Recorded data
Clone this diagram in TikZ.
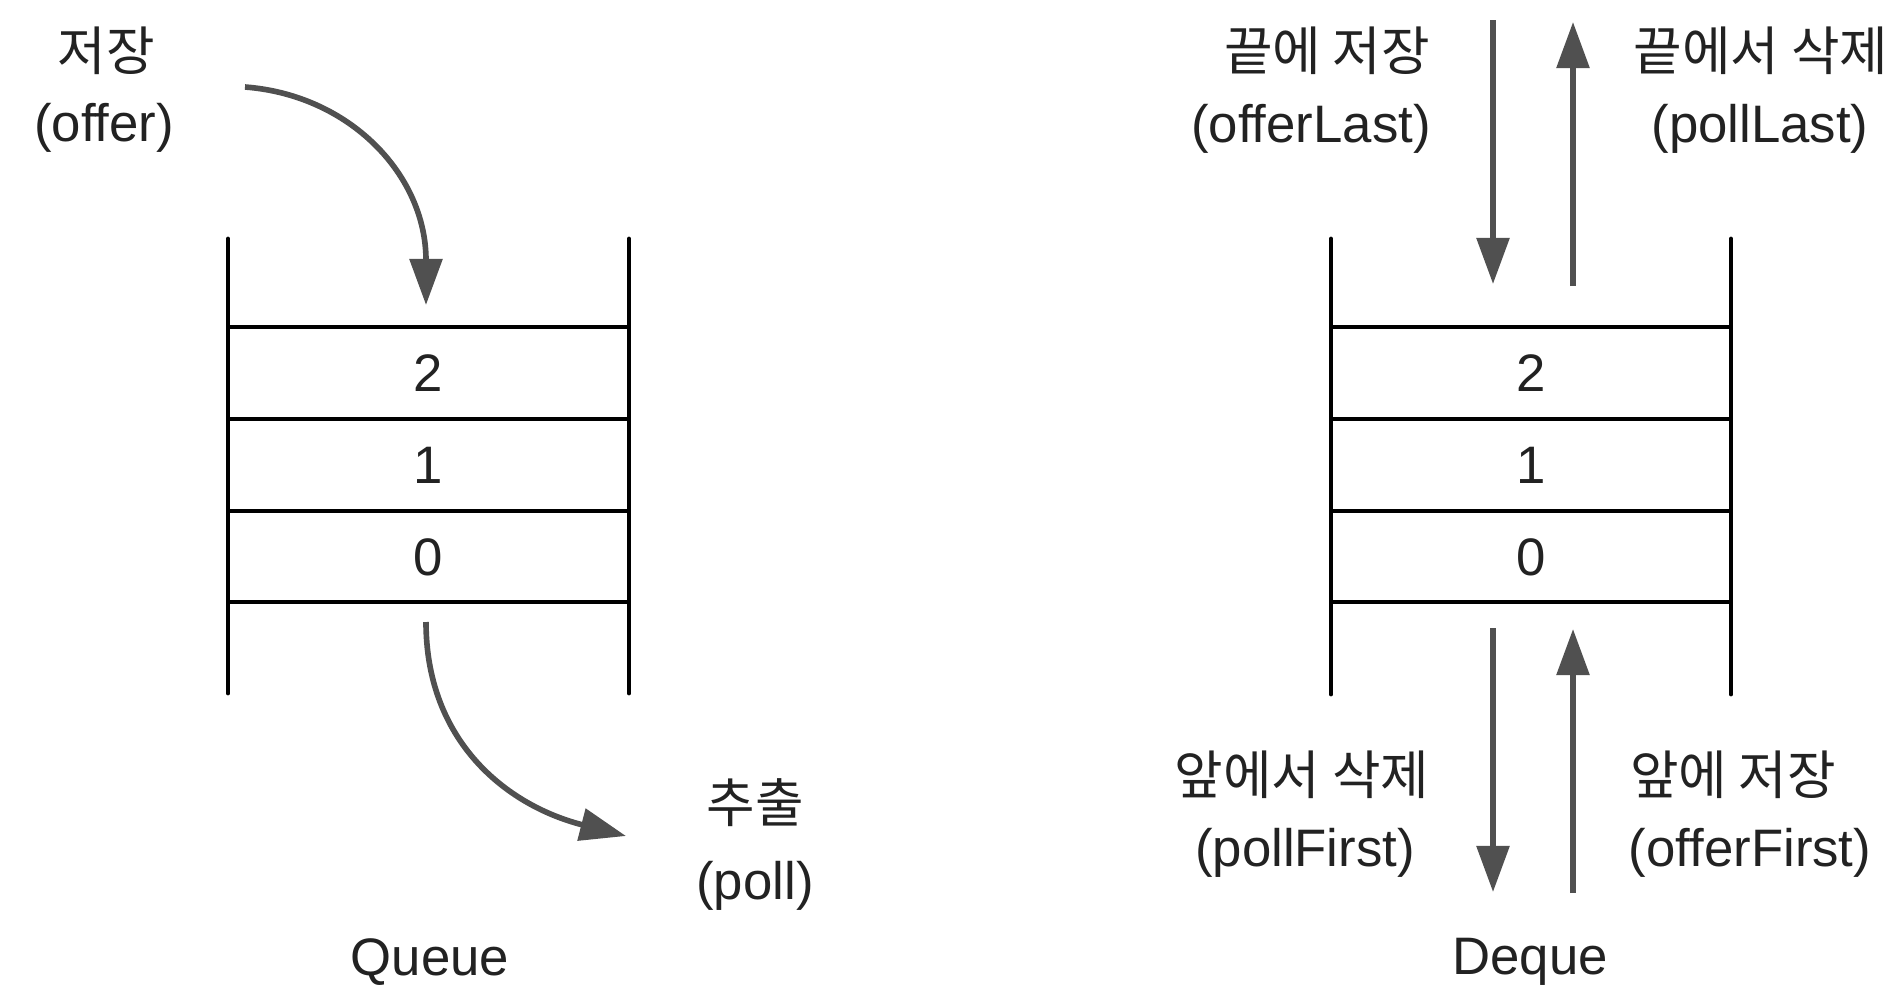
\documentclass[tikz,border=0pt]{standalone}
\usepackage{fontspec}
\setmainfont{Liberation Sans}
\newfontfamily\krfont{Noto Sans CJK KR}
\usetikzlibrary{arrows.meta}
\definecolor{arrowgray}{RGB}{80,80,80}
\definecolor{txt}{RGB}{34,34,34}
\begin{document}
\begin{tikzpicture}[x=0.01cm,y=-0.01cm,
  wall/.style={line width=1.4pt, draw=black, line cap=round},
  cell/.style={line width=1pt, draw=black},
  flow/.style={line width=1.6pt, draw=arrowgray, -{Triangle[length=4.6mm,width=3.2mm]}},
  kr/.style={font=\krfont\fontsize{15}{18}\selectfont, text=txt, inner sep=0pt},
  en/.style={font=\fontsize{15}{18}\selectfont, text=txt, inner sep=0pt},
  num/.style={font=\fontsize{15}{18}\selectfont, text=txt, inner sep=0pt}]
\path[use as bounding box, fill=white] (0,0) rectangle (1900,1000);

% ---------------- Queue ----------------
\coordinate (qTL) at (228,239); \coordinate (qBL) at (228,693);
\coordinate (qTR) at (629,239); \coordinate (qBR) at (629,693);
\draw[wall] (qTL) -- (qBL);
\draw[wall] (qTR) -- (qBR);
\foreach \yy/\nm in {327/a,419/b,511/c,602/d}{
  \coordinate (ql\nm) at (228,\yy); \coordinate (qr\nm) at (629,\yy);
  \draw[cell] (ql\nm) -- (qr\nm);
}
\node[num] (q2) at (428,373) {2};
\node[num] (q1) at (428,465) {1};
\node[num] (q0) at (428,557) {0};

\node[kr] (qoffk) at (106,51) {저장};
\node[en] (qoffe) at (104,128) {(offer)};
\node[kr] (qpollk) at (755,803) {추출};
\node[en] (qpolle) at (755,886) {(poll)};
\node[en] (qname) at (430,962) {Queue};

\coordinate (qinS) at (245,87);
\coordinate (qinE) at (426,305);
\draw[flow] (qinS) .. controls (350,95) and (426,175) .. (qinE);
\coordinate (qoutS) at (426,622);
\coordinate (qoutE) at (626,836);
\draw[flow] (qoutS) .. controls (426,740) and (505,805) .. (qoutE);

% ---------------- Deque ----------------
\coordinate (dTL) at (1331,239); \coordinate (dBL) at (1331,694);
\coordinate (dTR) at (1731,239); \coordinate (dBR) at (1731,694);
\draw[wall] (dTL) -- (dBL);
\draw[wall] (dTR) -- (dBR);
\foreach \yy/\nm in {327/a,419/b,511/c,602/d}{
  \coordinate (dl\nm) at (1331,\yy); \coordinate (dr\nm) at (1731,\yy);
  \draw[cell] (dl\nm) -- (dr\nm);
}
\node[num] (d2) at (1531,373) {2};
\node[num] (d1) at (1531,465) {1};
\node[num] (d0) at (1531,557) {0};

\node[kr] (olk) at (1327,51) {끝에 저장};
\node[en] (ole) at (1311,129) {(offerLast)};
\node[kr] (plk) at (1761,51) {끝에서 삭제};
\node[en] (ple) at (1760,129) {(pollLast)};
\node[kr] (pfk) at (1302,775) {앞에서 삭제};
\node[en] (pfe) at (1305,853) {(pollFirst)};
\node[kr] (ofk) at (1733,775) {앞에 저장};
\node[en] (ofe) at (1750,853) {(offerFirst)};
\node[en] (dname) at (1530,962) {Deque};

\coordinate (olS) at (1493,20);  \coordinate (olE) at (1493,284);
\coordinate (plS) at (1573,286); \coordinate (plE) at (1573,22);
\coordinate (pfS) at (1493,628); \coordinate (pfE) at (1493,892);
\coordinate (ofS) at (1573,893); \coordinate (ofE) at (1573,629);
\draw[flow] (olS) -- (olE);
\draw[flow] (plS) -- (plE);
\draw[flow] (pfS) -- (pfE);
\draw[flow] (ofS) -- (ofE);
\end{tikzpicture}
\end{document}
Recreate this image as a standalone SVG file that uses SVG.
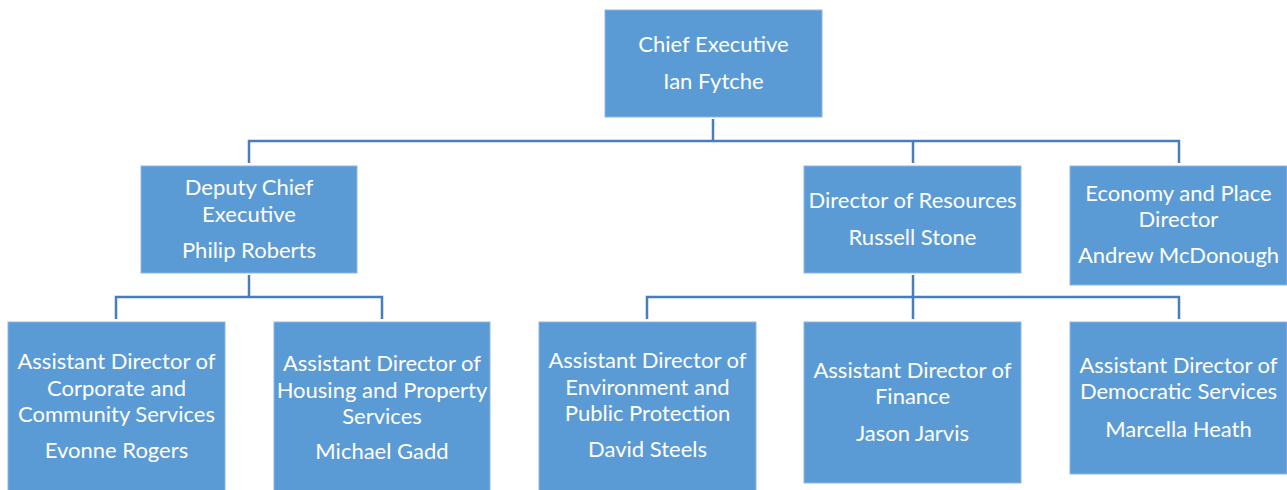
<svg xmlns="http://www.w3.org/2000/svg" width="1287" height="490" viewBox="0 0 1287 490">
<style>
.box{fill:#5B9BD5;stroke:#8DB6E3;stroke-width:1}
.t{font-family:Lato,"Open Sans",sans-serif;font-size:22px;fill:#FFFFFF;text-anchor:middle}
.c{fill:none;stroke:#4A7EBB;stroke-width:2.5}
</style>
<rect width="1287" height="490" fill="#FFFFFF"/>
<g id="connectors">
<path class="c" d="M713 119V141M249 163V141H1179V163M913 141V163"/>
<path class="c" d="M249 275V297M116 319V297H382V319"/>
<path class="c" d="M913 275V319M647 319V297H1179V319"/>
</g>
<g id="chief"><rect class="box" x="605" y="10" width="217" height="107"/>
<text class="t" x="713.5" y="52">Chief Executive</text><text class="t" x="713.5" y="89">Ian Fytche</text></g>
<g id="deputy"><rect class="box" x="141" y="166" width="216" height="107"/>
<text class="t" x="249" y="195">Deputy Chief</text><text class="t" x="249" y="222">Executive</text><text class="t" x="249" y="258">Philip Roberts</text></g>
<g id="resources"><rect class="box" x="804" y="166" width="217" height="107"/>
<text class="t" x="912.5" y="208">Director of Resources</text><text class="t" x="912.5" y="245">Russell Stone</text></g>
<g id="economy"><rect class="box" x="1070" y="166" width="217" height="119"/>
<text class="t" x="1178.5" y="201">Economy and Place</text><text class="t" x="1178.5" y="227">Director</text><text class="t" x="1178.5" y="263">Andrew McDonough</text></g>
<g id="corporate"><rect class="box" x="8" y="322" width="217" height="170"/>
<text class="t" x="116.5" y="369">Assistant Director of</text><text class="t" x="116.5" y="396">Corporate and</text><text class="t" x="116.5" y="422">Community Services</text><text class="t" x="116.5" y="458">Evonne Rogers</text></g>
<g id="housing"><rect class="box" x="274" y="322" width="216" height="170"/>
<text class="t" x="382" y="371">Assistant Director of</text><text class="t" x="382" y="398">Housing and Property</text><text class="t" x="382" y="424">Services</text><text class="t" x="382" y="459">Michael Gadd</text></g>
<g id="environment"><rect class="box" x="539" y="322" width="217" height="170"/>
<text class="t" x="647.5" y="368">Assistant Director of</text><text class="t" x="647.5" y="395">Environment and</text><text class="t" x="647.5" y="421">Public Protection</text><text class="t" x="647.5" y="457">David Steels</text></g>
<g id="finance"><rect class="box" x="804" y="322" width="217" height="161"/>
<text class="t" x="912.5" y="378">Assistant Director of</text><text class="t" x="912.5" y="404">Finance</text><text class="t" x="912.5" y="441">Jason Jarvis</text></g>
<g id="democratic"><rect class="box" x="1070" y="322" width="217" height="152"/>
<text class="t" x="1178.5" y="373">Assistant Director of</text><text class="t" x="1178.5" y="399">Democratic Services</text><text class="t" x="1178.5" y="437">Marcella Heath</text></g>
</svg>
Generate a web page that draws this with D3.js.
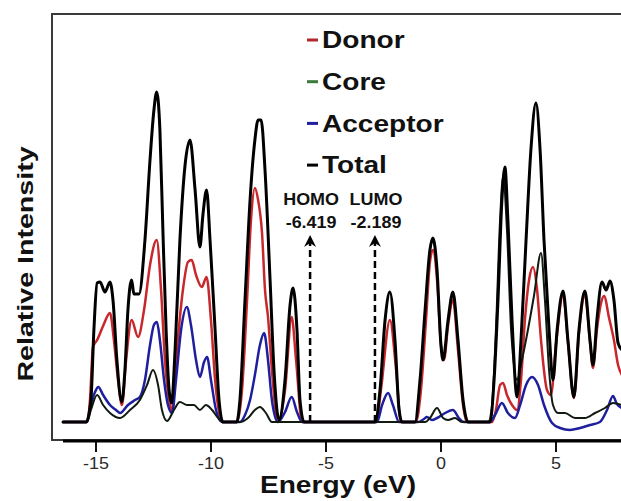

Required task » The pictures should not be reproduced; quote all of the other material exactly.

Result »
Clone this diagram in TikZ.
\documentclass[tikz,border=0pt]{standalone}
\usepackage{fontspec}
\setmainfont{Liberation Sans}
\newfontfamily\krfont{Noto Sans CJK KR}
\usetikzlibrary{arrows.meta}
\definecolor{arrowgray}{RGB}{80,80,80}
\definecolor{txt}{RGB}{34,34,34}
\begin{document}
\begin{tikzpicture}[x=0.01cm,y=-0.01cm,
  wall/.style={line width=1.4pt, draw=black, line cap=round},
  cell/.style={line width=1pt, draw=black},
  flow/.style={line width=1.6pt, draw=arrowgray, -{Triangle[length=4.6mm,width=3.2mm]}},
  kr/.style={font=\krfont\fontsize{15}{18}\selectfont, text=txt, inner sep=0pt},
  en/.style={font=\fontsize{15}{18}\selectfont, text=txt, inner sep=0pt},
  num/.style={font=\fontsize{15}{18}\selectfont, text=txt, inner sep=0pt}]
\path[use as bounding box, fill=white] (0,0) rectangle (1900,1000);

% ---------------- Queue ----------------
\coordinate (qTL) at (228,239); \coordinate (qBL) at (228,693);
\coordinate (qTR) at (629,239); \coordinate (qBR) at (629,693);
\draw[wall] (qTL) -- (qBL);
\draw[wall] (qTR) -- (qBR);
\foreach \yy/\nm in {327/a,419/b,511/c,602/d}{
  \coordinate (ql\nm) at (228,\yy); \coordinate (qr\nm) at (629,\yy);
  \draw[cell] (ql\nm) -- (qr\nm);
}
\node[num] (q2) at (428,373) {2};
\node[num] (q1) at (428,465) {1};
\node[num] (q0) at (428,557) {0};

\node[kr] (qoffk) at (106,51) {저장};
\node[en] (qoffe) at (104,128) {(offer)};
\node[kr] (qpollk) at (755,803) {추출};
\node[en] (qpolle) at (755,886) {(poll)};
\node[en] (qname) at (430,962) {Queue};

\coordinate (qinS) at (245,87);
\coordinate (qinE) at (426,305);
\draw[flow] (qinS) .. controls (350,95) and (426,175) .. (qinE);
\coordinate (qoutS) at (426,622);
\coordinate (qoutE) at (626,836);
\draw[flow] (qoutS) .. controls (426,740) and (505,805) .. (qoutE);

% ---------------- Deque ----------------
\coordinate (dTL) at (1331,239); \coordinate (dBL) at (1331,694);
\coordinate (dTR) at (1731,239); \coordinate (dBR) at (1731,694);
\draw[wall] (dTL) -- (dBL);
\draw[wall] (dTR) -- (dBR);
\foreach \yy/\nm in {327/a,419/b,511/c,602/d}{
  \coordinate (dl\nm) at (1331,\yy); \coordinate (dr\nm) at (1731,\yy);
  \draw[cell] (dl\nm) -- (dr\nm);
}
\node[num] (d2) at (1531,373) {2};
\node[num] (d1) at (1531,465) {1};
\node[num] (d0) at (1531,557) {0};

\node[kr] (olk) at (1327,51) {끝에 저장};
\node[en] (ole) at (1311,129) {(offerLast)};
\node[kr] (plk) at (1761,51) {끝에서 삭제};
\node[en] (ple) at (1760,129) {(pollLast)};
\node[kr] (pfk) at (1302,775) {앞에서 삭제};
\node[en] (pfe) at (1305,853) {(pollFirst)};
\node[kr] (ofk) at (1733,775) {앞에 저장};
\node[en] (ofe) at (1750,853) {(offerFirst)};
\node[en] (dname) at (1530,962) {Deque};

\coordinate (olS) at (1493,20);  \coordinate (olE) at (1493,284);
\coordinate (plS) at (1573,286); \coordinate (plE) at (1573,22);
\coordinate (pfS) at (1493,628); \coordinate (pfE) at (1493,892);
\coordinate (ofS) at (1573,893); \coordinate (ofE) at (1573,629);
\draw[flow] (olS) -- (olE);
\draw[flow] (plS) -- (plE);
\draw[flow] (pfS) -- (pfE);
\draw[flow] (ofS) -- (ofE);
\end{tikzpicture}
\end{document}
Recreate this image as a standalone SVG file that uses SVG.
<svg xmlns="http://www.w3.org/2000/svg" width="1287" height="490" viewBox="0 0 1287 490">
<style>
.box{fill:#5B9BD5;stroke:#8DB6E3;stroke-width:1}
.t{font-family:Lato,"Open Sans",sans-serif;font-size:22px;fill:#FFFFFF;text-anchor:middle}
.c{fill:none;stroke:#4A7EBB;stroke-width:2.5}
</style>
<rect width="1287" height="490" fill="#FFFFFF"/>
<g id="connectors">
<path class="c" d="M713 119V141M249 163V141H1179V163M913 141V163"/>
<path class="c" d="M249 275V297M116 319V297H382V319"/>
<path class="c" d="M913 275V319M647 319V297H1179V319"/>
</g>
<g id="chief"><rect class="box" x="605" y="10" width="217" height="107"/>
<text class="t" x="713.5" y="52">Chief Executive</text><text class="t" x="713.5" y="89">Ian Fytche</text></g>
<g id="deputy"><rect class="box" x="141" y="166" width="216" height="107"/>
<text class="t" x="249" y="195">Deputy Chief</text><text class="t" x="249" y="222">Executive</text><text class="t" x="249" y="258">Philip Roberts</text></g>
<g id="resources"><rect class="box" x="804" y="166" width="217" height="107"/>
<text class="t" x="912.5" y="208">Director of Resources</text><text class="t" x="912.5" y="245">Russell Stone</text></g>
<g id="economy"><rect class="box" x="1070" y="166" width="217" height="119"/>
<text class="t" x="1178.5" y="201">Economy and Place</text><text class="t" x="1178.5" y="227">Director</text><text class="t" x="1178.5" y="263">Andrew McDonough</text></g>
<g id="corporate"><rect class="box" x="8" y="322" width="217" height="170"/>
<text class="t" x="116.5" y="369">Assistant Director of</text><text class="t" x="116.5" y="396">Corporate and</text><text class="t" x="116.5" y="422">Community Services</text><text class="t" x="116.5" y="458">Evonne Rogers</text></g>
<g id="housing"><rect class="box" x="274" y="322" width="216" height="170"/>
<text class="t" x="382" y="371">Assistant Director of</text><text class="t" x="382" y="398">Housing and Property</text><text class="t" x="382" y="424">Services</text><text class="t" x="382" y="459">Michael Gadd</text></g>
<g id="environment"><rect class="box" x="539" y="322" width="217" height="170"/>
<text class="t" x="647.5" y="368">Assistant Director of</text><text class="t" x="647.5" y="395">Environment and</text><text class="t" x="647.5" y="421">Public Protection</text><text class="t" x="647.5" y="457">David Steels</text></g>
<g id="finance"><rect class="box" x="804" y="322" width="217" height="161"/>
<text class="t" x="912.5" y="378">Assistant Director of</text><text class="t" x="912.5" y="404">Finance</text><text class="t" x="912.5" y="441">Jason Jarvis</text></g>
<g id="democratic"><rect class="box" x="1070" y="322" width="217" height="152"/>
<text class="t" x="1178.5" y="373">Assistant Director of</text><text class="t" x="1178.5" y="399">Democratic Services</text><text class="t" x="1178.5" y="437">Marcella Heath</text></g>
</svg>
Generate a web page that draws this with D3.js.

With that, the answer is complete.